>> Start
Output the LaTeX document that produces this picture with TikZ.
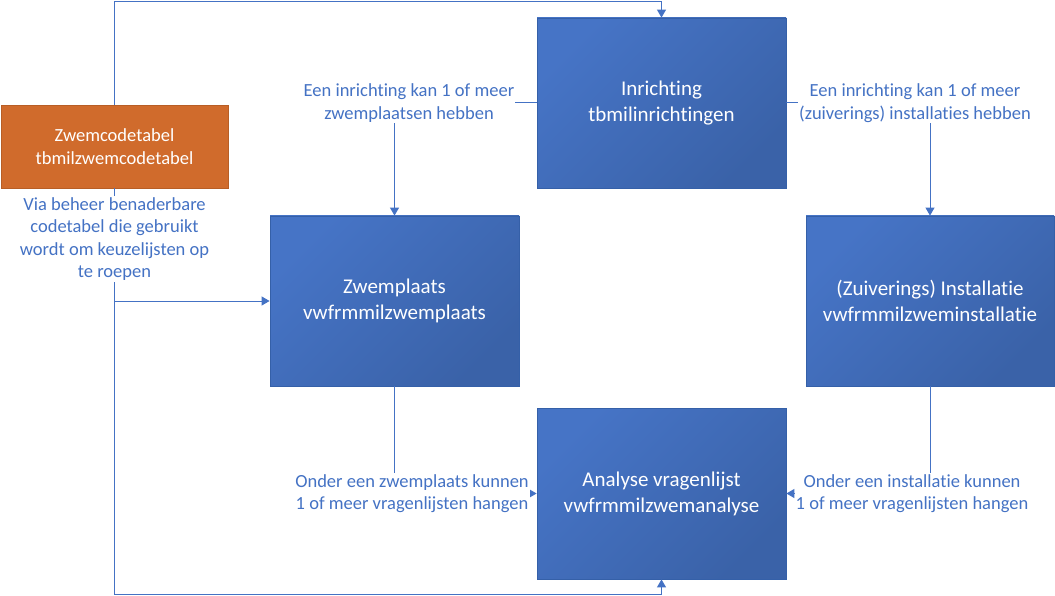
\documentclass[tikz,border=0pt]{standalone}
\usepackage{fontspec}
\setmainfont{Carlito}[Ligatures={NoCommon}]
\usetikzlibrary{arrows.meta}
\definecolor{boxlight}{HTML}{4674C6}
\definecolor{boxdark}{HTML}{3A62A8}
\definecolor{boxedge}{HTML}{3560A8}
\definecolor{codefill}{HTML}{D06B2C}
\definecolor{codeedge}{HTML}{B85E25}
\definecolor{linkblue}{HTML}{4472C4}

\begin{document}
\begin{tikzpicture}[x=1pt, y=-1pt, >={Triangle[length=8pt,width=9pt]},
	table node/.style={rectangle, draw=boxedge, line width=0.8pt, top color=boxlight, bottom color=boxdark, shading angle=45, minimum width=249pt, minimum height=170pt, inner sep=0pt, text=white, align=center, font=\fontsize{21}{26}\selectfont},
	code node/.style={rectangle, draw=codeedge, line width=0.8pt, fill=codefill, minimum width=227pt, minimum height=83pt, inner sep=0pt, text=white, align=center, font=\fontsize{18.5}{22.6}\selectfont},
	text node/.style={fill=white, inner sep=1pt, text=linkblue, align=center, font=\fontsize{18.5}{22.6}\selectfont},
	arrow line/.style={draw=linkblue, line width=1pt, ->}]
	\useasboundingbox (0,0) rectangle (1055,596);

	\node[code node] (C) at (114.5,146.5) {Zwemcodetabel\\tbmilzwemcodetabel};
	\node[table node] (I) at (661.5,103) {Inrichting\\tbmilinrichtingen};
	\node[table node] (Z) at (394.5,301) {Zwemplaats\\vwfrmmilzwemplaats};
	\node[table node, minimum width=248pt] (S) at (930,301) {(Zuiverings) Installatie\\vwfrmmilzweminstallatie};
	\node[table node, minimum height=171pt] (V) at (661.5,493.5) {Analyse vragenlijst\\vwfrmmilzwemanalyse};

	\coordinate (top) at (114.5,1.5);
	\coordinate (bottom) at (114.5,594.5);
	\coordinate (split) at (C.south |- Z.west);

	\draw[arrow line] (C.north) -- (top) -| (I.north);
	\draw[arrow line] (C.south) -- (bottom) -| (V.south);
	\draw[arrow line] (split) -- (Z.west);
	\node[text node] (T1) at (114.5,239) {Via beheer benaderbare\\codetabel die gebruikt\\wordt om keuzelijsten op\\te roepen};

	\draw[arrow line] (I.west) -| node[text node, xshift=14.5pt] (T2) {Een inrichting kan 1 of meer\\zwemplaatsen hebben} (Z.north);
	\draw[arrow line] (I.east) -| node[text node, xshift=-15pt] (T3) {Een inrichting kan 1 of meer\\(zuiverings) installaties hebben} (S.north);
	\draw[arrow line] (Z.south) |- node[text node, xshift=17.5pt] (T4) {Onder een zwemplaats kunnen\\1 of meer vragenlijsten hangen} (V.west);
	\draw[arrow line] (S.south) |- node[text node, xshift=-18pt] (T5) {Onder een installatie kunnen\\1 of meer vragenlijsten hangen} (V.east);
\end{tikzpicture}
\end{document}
>> End
>> Start
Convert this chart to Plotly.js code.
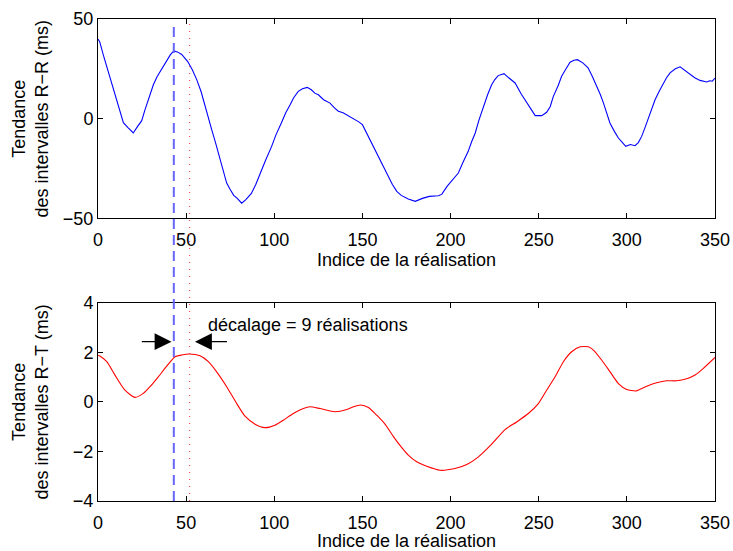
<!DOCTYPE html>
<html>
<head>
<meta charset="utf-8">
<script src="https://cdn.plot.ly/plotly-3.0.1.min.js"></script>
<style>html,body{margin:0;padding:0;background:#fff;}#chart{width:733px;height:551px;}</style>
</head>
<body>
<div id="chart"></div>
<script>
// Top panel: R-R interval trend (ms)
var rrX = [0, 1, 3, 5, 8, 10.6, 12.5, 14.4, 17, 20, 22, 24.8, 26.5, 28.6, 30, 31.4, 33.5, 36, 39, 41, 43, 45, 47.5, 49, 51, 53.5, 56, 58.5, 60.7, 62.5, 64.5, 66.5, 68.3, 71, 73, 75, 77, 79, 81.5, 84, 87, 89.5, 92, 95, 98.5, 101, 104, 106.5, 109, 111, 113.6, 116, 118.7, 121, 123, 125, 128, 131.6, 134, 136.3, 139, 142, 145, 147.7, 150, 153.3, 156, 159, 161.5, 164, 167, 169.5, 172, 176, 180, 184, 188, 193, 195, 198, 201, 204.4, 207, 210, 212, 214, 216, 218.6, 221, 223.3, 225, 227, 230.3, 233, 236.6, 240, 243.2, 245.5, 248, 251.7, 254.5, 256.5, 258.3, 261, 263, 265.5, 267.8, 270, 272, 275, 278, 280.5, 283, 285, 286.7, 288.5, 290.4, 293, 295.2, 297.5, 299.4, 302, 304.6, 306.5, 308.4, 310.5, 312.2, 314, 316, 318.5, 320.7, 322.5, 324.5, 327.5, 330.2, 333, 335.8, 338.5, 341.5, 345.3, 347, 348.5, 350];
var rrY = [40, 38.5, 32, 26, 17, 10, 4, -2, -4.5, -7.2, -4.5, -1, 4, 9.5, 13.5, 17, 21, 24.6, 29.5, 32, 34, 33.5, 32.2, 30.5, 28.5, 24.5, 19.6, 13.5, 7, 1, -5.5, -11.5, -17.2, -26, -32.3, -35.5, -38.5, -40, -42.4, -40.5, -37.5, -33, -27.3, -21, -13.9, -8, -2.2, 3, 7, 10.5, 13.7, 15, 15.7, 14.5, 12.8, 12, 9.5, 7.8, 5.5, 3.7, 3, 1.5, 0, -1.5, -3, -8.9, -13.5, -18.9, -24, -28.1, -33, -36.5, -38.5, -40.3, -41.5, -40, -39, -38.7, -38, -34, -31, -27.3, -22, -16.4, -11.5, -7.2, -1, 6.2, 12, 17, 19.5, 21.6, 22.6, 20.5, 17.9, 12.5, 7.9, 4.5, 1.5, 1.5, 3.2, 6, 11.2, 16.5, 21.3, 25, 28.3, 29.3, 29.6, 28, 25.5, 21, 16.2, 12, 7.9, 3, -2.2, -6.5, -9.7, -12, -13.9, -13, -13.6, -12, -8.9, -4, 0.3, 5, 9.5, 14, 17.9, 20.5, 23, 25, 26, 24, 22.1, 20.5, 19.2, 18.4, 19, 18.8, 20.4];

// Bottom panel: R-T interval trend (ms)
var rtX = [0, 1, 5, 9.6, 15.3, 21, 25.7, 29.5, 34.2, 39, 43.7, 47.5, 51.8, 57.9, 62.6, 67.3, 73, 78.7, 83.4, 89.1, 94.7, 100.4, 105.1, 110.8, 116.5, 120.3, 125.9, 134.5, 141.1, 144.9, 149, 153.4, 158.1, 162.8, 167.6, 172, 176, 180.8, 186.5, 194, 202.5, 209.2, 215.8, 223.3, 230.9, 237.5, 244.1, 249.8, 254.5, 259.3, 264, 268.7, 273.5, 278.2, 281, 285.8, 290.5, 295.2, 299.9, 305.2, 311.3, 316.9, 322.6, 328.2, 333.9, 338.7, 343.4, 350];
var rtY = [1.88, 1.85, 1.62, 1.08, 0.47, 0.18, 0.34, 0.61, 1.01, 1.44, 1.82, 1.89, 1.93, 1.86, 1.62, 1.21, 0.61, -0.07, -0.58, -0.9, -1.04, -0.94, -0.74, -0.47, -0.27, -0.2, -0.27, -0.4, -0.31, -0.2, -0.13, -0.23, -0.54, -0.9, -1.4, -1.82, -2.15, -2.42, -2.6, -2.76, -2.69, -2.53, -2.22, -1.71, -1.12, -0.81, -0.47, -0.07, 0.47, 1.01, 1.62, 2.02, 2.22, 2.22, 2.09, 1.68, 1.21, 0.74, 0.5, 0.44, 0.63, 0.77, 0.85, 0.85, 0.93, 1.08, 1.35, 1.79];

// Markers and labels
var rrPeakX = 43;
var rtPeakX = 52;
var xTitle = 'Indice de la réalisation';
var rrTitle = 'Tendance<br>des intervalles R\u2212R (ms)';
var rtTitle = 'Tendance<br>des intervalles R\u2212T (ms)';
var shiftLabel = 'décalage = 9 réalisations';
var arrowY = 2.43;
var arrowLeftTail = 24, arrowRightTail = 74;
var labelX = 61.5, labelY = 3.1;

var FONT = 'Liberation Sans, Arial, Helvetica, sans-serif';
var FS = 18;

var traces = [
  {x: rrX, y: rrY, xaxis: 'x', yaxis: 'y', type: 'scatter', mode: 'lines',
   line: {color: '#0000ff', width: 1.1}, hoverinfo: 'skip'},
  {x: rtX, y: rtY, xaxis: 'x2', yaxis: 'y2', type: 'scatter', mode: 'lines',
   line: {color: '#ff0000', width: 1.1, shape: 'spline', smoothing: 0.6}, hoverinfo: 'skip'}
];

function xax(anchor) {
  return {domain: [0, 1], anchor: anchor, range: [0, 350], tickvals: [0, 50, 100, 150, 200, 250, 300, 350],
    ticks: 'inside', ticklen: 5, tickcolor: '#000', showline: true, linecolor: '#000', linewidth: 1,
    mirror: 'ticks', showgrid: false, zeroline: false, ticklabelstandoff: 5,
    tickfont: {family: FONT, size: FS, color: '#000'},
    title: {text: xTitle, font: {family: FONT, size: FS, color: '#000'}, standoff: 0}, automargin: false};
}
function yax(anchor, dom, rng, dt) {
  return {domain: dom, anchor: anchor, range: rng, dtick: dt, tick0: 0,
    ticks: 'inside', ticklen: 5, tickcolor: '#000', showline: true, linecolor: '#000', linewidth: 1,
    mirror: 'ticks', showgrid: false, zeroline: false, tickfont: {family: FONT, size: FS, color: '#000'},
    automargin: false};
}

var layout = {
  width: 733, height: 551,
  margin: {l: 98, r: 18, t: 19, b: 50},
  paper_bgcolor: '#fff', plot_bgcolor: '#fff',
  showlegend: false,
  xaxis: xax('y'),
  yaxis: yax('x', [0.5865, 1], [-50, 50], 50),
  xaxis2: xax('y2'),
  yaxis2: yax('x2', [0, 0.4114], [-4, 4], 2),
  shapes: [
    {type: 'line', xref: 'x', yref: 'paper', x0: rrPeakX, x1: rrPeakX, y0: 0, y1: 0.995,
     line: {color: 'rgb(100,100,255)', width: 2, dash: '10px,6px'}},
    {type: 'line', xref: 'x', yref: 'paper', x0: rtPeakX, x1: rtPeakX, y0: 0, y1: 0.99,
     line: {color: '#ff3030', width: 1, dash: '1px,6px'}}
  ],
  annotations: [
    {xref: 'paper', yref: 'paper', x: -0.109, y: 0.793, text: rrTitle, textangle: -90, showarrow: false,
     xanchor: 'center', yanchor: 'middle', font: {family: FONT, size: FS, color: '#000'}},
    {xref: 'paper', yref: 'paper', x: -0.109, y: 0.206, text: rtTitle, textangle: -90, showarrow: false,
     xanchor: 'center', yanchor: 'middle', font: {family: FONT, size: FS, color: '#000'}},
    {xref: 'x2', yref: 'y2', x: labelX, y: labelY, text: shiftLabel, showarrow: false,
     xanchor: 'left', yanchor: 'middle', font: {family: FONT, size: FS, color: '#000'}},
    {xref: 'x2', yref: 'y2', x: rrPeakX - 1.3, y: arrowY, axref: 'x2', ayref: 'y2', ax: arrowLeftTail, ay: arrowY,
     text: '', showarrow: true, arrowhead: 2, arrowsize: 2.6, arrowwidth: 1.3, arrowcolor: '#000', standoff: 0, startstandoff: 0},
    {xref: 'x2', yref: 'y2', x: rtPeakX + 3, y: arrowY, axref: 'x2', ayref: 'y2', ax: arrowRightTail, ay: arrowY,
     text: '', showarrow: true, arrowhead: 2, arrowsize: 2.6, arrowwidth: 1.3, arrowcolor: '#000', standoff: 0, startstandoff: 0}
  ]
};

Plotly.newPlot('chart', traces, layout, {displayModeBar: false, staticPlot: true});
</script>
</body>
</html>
>> End
TASK REQUIREMENTS:
Between the line with "Output the LaTeX" and the line with "(0,0) rectangle (1055,596);", ends included, lies the span to copy exactly; copy nothing else and leave out the pictures.

WRITTEN REPLY:
Output the LaTeX document that produces this picture with TikZ.
\documentclass[tikz,border=0pt]{standalone}
\usepackage{fontspec}
\setmainfont{Carlito}[Ligatures={NoCommon}]
\usetikzlibrary{arrows.meta}
\definecolor{boxlight}{HTML}{4674C6}
\definecolor{boxdark}{HTML}{3A62A8}
\definecolor{boxedge}{HTML}{3560A8}
\definecolor{codefill}{HTML}{D06B2C}
\definecolor{codeedge}{HTML}{B85E25}
\definecolor{linkblue}{HTML}{4472C4}

\begin{document}
\begin{tikzpicture}[x=1pt, y=-1pt, >={Triangle[length=8pt,width=9pt]},
	table node/.style={rectangle, draw=boxedge, line width=0.8pt, top color=boxlight, bottom color=boxdark, shading angle=45, minimum width=249pt, minimum height=170pt, inner sep=0pt, text=white, align=center, font=\fontsize{21}{26}\selectfont},
	code node/.style={rectangle, draw=codeedge, line width=0.8pt, fill=codefill, minimum width=227pt, minimum height=83pt, inner sep=0pt, text=white, align=center, font=\fontsize{18.5}{22.6}\selectfont},
	text node/.style={fill=white, inner sep=1pt, text=linkblue, align=center, font=\fontsize{18.5}{22.6}\selectfont},
	arrow line/.style={draw=linkblue, line width=1pt, ->}]
	\useasboundingbox (0,0) rectangle (1055,596);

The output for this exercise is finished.